Electronic structure of the parent compound of superconducting infinite-layer nickelates

The search for oxide materials with physical properties similar to the cuprate high Tc superconductors, but based on alternative transition metals such as nickel, has grown and evolved over time. The recent discovery of superconductivity in doped infinite-layer nickelates RNiO2 (R = rare-earth element) further strengthens these efforts.With a crystal structure similar to the infinite-layer cuprates - transition metal oxide layers separated by a rare-earth spacer layer - formal valence counting suggests that these materials have monovalent Ni1+ cations with the same 3d electron count as Cu2+ in the cuprates.

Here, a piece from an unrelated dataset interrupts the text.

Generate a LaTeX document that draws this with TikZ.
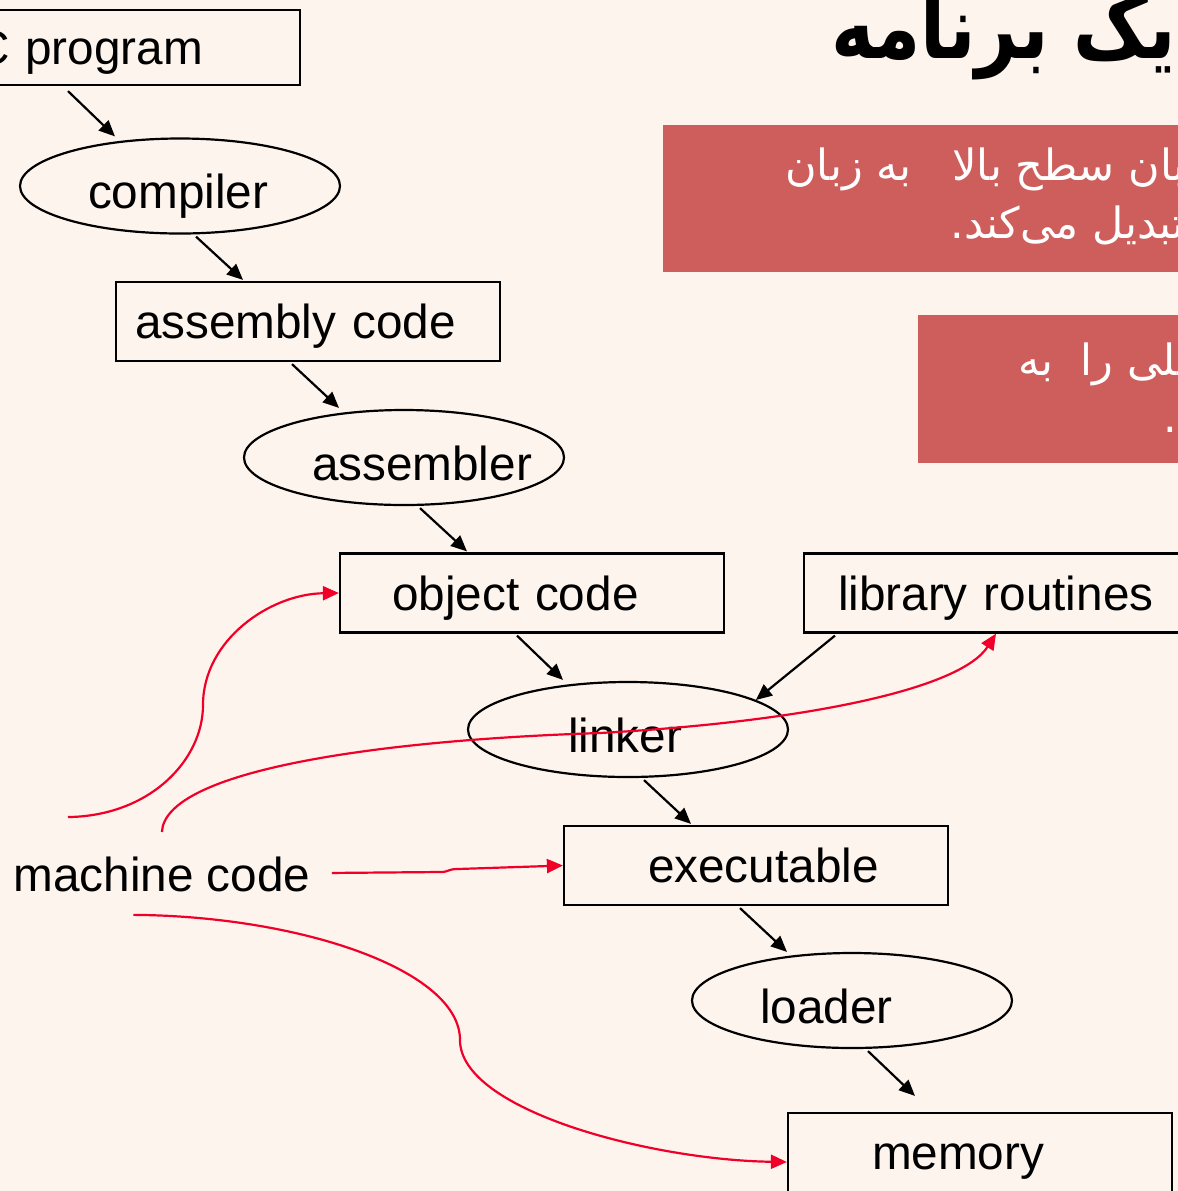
\documentclass[tikz,border=0pt]{standalone}
\usepackage{fontspec}
\setmainfont{Liberation Sans}
\newfontfamily\farsi[Script=Arabic]{DejaVu Sans}
\newfontfamily\titlefont[Script=Arabic,FakeStretch=0.83]{DejaVu Sans}
\TeXXeTstate=1
\hyphenpenalty=10000
\usetikzlibrary{shapes.geometric,arrows.meta}
\definecolor{paper}{RGB}{253,244,238}
\definecolor{note}{RGB}{205,94,92}
\definecolor{link}{RGB}{240,0,40}

\begin{document}
\begin{tikzpicture}[x=0.5pt,y=-0.5pt,
	every node/.style={font=\fontsize{23.85}{28}\selectfont},
	box/.style={draw, line width=1.1pt, minimum height=39.5pt, inner xsep=#1,
		text width=192pt-2*#1, align=left, text height=22pt, text depth=5pt},
	tool/.style={draw, ellipse, line width=1.1pt, minimum width=160pt, minimum height=47.5pt,
		inner sep=0pt, text width=92pt, align=left, text height=27.5pt, text depth=5pt},
	say/.style={inner sep=0pt, anchor=base west, text=white, font=\farsi\fontsize{21.5}{26}\selectfont},
	arr/.style={-{Triangle[length=8pt,width=7pt]}, line width=1.1pt},
	feed/.style={arr, color=link}]
	\useasboundingbox (0,0) rectangle (1178,1191);
	\clip (0,0) rectangle (1178,1191);
	\fill[paper] (0,0) rectangle (1178,1191);
	% Title and the two notes
	\node[inner sep=0pt, anchor=base west, font=\titlefont\bfseries\fontsize{44}{48}\selectfont] (title) at (831,58) {\beginR یک برنامه\endR};
	\fill[note] (663,125) rectangle (1190,272);
	\fill[note] (918,315) rectangle (1190,463);
	\node[say] (n1a) at (785,180) {\beginR زبان سطح بالا \ \ به زبان\endR};
	\node[say] (n1b) at (950,238) {\beginR تبدیل می‌کند.\endR};
	\node[say] (n2a) at (1018,375) {\beginR اسمبلی را \ به\endR};
	\node[say] (n2b) at (1163,432) {\beginR تبدیل می‌کند.\endR};
	% The translation chain
	\node[box=29.5pt, minimum height=37.5pt] (cprog) at (108,47.5) {C~program};
	\node[tool]   (comp) at (180,186)    {compiler};
	\node[box=9.5pt]  (asmc) at (308,321.5)  {assembly~code};
	\node[tool]   (asm)  at (404,457.5)  {assembler};
	\node[box=26pt]   (obj)  at (532,593)    {object~code};
	\node[box=17pt]   (lib)  at (996,593)    {library~routines};
	\node[tool, text width=60pt] (link) at (628,729.5) {linker};
	\node[box=42pt]   (exe)  at (756,865.5)  {executable};
	\node[tool]   (load) at (852,1000.5) {loader};
	\node[box=42pt]   (mem)  at (980,1152.5) {memory};
	\node[inner sep=0pt, anchor=base west] (mc) at (13,891) {machine code};
	% Black arrows down the chain
	\draw[arr] ([shift={(-40,5)}]cprog.south) -- ([shift={(-65,-1)}]comp.north);
	\draw[arr] ([shift={(16,2)}]comp.south) -- ([shift={(-65,-1)}]asmc.north);
	\draw[arr] ([shift={(-16,2)}]asmc.south) -- ([shift={(-65,-1)}]asm.north);
	\draw[arr] ([shift={(16,2)}]asm.south) -- ([shift={(-65,-1)}]obj.north);
	\draw[arr] ([shift={(-15,2)}]obj.south) -- ([shift={(-65,-1)}]link.north);
	\draw[arr] ([shift={(-161,2)}]lib.south) -- (link.13);
	\draw[arr] ([shift={(16,2)}]link.south) -- ([shift={(-65,-1)}]exe.north);
	\draw[arr] ([shift={(-16,2)}]exe.south) -- ([shift={(-65,0)}]load.north);
	\draw[arr] ([shift={(16,2)}]load.south) -- ([shift={(-65,-16)}]mem.north);
	% Red arrows from machine code
	\draw[feed] ([shift={(55,-39)}]mc.north west) .. controls (150,816) and (203,760) .. (203,705)
		.. controls (203,640) and (270,594) .. (obj.west);
	\draw[feed] ([shift={(0,-24)}]mc.north) .. controls (165,770) and (380,740) .. (600,733)
		.. controls (800,722) and (960,690) .. (lib.south);
	\draw[feed] ([shift={(21,-1)}]mc.east) -- (440,872) .. controls (450,872) and (447,869) .. (458,869) -- (exe.west);
	\draw[feed] ([shift={(-28.5,23)}]mc.south) .. controls (300,916) and (460,970) .. (460,1040)
		.. controls (460,1110) and (650,1160) .. ([shift={(0,9.5)}]mem.west);
\end{tikzpicture}
\end{document}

Here, we use x-ray spectroscopy in concert with density functional theory to show that the electronic structure of RNiO2 (R = La, Nd), while similar to the cuprates, includes significant distinctions. Unlike cuprates with insulating spacer layers between the CuO2 planes, the rare-earth spacer layer in the infinite-layer nickelate supports a weakly-interacting three-dimensional 5d metallic state. This three-dimensional metallic state hybridizes with a quasi-two-dimensional, strongly correlated state with 3dx2-y2 symmetry in the NiO2 layers. Thus, the infinite-layer nickelate can be regarded as a sibling of the rare earth intermetallics, well-known for heavy Fermion behavior, where the NiO2 correlated layers play an analogous role to the 4f states in rare-earth heavy Fermion compounds. This unique Kondo- or Anderson-lattice-like "oxide-intermetallic" replaces the Mott insulator as the reference state from which superconductivity emerges upon doping.